Just to be clear. Searle himself does believe that “mental features” have a causal nature. (An example of downward causation?) He writes:

“[T]he fact that the mental features are supervenient on neuronal features in no way diminishes their causal efficacy. The solidity of the piston is causally supervenient on its molecular structure, but this does not make solidity epiphenomenal; and similarly, the causal supervenience of my present back pain on micro events in my brain does not make the pain epiphenomenal.”

Isn’t the comparison between mental features and the solidity of a piston, and neuronal features and the molecular structure of a piston, just inaccurate? For a start, the molecular structure of a piston constitutes its solidity. Do neuronal features constitute the mental features? In other words, there’s a literal identity between the molecular structure of the piston and the solidity of the piston. Is there a literal identity between neuronal features and mental features? Perhaps there is. However, wouldn’t this make Searle an identity theorist of some kind?

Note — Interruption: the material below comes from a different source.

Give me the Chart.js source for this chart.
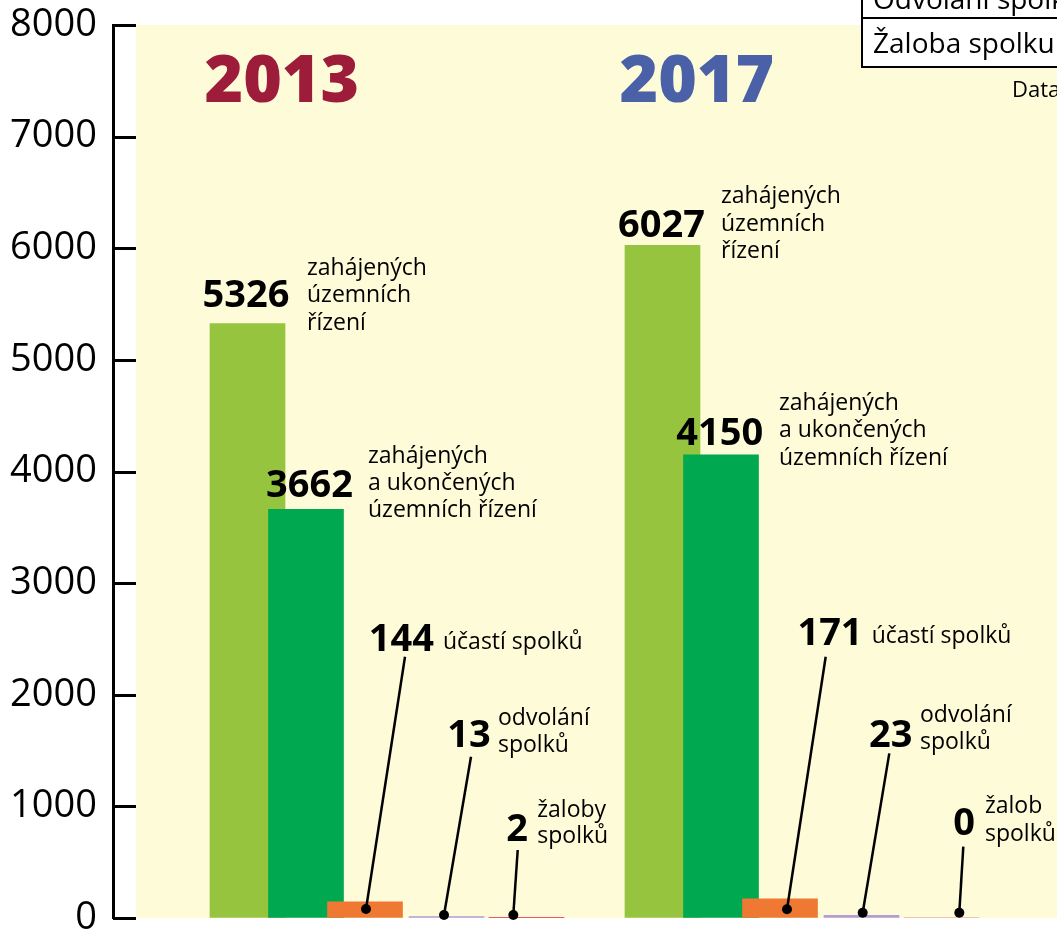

Yet he can’t be an identity theorist because he stresses the “causal efficacy” of mental features in distinction to the causal efficacy of neuronal features. An identity theorist, on the other hand, couldn’t argue that “mental features are causally efficacious”, and also that “neuronal features are causally efficacious”, because that would almost amount to a tautology because they’re one and the same thing.

One way around this would be to adopt a position of conceptual dualism and ontological monism (à la Donald Davidson). This means that a given x can be seen under two very different concepts, with the two concepts referring to the same thing. But adopting this position would commit Searle to also believing that mental features have no emergent properties — even though they do fall under concepts which neuronal features don’t fall under. Isn’t it the case, then, that adopting a position of conceptual dualism alongside ontological monism rules out any physical or ontological (rather than conceptual) emergence? In other words, there may well be conceptual “emergence” if that word is used loosely. However, there is still neither physical nor mental emergence.